Start
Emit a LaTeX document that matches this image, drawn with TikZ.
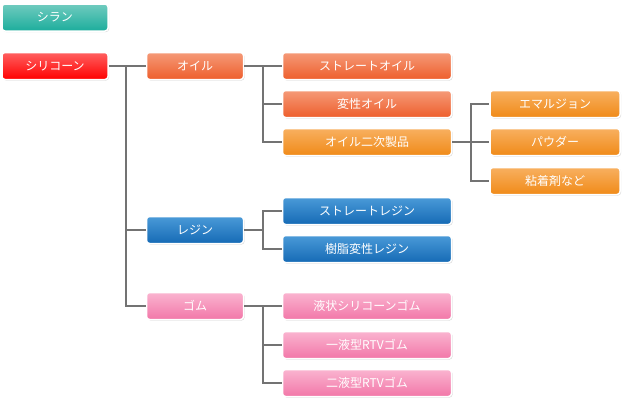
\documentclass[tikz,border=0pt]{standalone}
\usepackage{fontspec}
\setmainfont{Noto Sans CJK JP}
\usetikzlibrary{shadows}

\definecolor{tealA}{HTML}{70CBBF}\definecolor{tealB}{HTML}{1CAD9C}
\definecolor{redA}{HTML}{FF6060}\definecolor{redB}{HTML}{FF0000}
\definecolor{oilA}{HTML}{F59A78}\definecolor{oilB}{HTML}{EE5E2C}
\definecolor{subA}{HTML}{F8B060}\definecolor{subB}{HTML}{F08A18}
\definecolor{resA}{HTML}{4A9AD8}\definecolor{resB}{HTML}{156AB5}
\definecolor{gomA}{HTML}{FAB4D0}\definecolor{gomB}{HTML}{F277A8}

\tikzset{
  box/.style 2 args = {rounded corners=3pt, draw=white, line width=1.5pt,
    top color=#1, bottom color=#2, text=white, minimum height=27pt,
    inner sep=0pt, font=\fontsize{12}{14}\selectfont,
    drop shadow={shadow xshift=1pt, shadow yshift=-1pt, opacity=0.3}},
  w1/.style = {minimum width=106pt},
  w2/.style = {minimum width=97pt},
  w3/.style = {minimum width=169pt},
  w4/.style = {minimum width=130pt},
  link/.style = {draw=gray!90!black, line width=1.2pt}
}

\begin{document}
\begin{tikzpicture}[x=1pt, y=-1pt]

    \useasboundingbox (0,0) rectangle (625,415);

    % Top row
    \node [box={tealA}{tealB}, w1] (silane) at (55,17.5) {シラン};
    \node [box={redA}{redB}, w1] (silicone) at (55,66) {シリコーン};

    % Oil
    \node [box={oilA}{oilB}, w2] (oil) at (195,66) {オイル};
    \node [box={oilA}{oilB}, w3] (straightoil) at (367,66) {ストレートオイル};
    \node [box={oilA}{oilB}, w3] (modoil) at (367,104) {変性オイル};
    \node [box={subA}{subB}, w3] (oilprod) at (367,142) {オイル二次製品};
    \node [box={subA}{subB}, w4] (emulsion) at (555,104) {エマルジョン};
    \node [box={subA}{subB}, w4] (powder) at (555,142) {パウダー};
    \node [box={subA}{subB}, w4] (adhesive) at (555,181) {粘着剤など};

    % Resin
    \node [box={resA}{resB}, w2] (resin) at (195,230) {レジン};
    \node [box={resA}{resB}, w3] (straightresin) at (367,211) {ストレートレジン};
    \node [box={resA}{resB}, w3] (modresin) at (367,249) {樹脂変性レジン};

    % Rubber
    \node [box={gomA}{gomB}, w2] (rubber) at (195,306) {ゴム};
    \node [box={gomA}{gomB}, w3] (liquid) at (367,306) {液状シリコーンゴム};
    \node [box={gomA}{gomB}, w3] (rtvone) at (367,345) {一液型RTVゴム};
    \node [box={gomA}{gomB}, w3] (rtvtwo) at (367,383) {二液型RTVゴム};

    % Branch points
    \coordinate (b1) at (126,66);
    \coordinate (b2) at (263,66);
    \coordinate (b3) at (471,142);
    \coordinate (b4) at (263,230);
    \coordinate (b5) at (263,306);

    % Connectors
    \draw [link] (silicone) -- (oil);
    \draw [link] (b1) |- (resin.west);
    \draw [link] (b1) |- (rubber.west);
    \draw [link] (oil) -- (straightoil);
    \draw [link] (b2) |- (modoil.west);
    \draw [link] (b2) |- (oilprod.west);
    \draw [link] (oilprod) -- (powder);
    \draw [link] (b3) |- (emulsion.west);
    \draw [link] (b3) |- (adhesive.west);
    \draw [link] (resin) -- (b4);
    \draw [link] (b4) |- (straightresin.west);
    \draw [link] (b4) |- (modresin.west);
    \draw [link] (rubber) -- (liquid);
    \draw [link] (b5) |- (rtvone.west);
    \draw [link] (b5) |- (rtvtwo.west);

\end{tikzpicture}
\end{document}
End
-- Goal --
Restate the whole of the material word for word without the pictures.

-- Solved problem --
Emit a LaTeX document that matches this image, drawn with TikZ.
\documentclass[tikz,border=0pt]{standalone}
\usepackage{fontspec}
\setmainfont{Noto Sans CJK JP}
\usetikzlibrary{shadows}

\definecolor{tealA}{HTML}{70CBBF}\definecolor{tealB}{HTML}{1CAD9C}
\definecolor{redA}{HTML}{FF6060}\definecolor{redB}{HTML}{FF0000}
\definecolor{oilA}{HTML}{F59A78}\definecolor{oilB}{HTML}{EE5E2C}
\definecolor{subA}{HTML}{F8B060}\definecolor{subB}{HTML}{F08A18}
\definecolor{resA}{HTML}{4A9AD8}\definecolor{resB}{HTML}{156AB5}
\definecolor{gomA}{HTML}{FAB4D0}\definecolor{gomB}{HTML}{F277A8}

\tikzset{
  box/.style 2 args = {rounded corners=3pt, draw=white, line width=1.5pt,
    top color=#1, bottom color=#2, text=white, minimum height=27pt,
    inner sep=0pt, font=\fontsize{12}{14}\selectfont,
    drop shadow={shadow xshift=1pt, shadow yshift=-1pt, opacity=0.3}},
  w1/.style = {minimum width=106pt},
  w2/.style = {minimum width=97pt},
  w3/.style = {minimum width=169pt},
  w4/.style = {minimum width=130pt},
  link/.style = {draw=gray!90!black, line width=1.2pt}
}

\begin{document}
\begin{tikzpicture}[x=1pt, y=-1pt]

    \useasboundingbox (0,0) rectangle (625,415);

    % Top row
    \node [box={tealA}{tealB}, w1] (silane) at (55,17.5) {シラン};
    \node [box={redA}{redB}, w1] (silicone) at (55,66) {シリコーン};

    % Oil
    \node [box={oilA}{oilB}, w2] (oil) at (195,66) {オイル};
    \node [box={oilA}{oilB}, w3] (straightoil) at (367,66) {ストレートオイル};
    \node [box={oilA}{oilB}, w3] (modoil) at (367,104) {変性オイル};
    \node [box={subA}{subB}, w3] (oilprod) at (367,142) {オイル二次製品};
    \node [box={subA}{subB}, w4] (emulsion) at (555,104) {エマルジョン};
    \node [box={subA}{subB}, w4] (powder) at (555,142) {パウダー};
    \node [box={subA}{subB}, w4] (adhesive) at (555,181) {粘着剤など};

    % Resin
    \node [box={resA}{resB}, w2] (resin) at (195,230) {レジン};
    \node [box={resA}{resB}, w3] (straightresin) at (367,211) {ストレートレジン};
    \node [box={resA}{resB}, w3] (modresin) at (367,249) {樹脂変性レジン};

    % Rubber
    \node [box={gomA}{gomB}, w2] (rubber) at (195,306) {ゴム};
    \node [box={gomA}{gomB}, w3] (liquid) at (367,306) {液状シリコーンゴム};
    \node [box={gomA}{gomB}, w3] (rtvone) at (367,345) {一液型RTVゴム};
    \node [box={gomA}{gomB}, w3] (rtvtwo) at (367,383) {二液型RTVゴム};

    % Branch points
    \coordinate (b1) at (126,66);
    \coordinate (b2) at (263,66);
    \coordinate (b3) at (471,142);
    \coordinate (b4) at (263,230);
    \coordinate (b5) at (263,306);

    % Connectors
    \draw [link] (silicone) -- (oil);
    \draw [link] (b1) |- (resin.west);
    \draw [link] (b1) |- (rubber.west);
    \draw [link] (oil) -- (straightoil);
    \draw [link] (b2) |- (modoil.west);
    \draw [link] (b2) |- (oilprod.west);
    \draw [link] (oilprod) -- (powder);
    \draw [link] (b3) |- (emulsion.west);
    \draw [link] (b3) |- (adhesive.west);
    \draw [link] (resin) -- (b4);
    \draw [link] (b4) |- (straightresin.west);
    \draw [link] (b4) |- (modresin.west);
    \draw [link] (rubber) -- (liquid);
    \draw [link] (b5) |- (rtvone.west);
    \draw [link] (b5) |- (rtvtwo.west);

\end{tikzpicture}
\end{document}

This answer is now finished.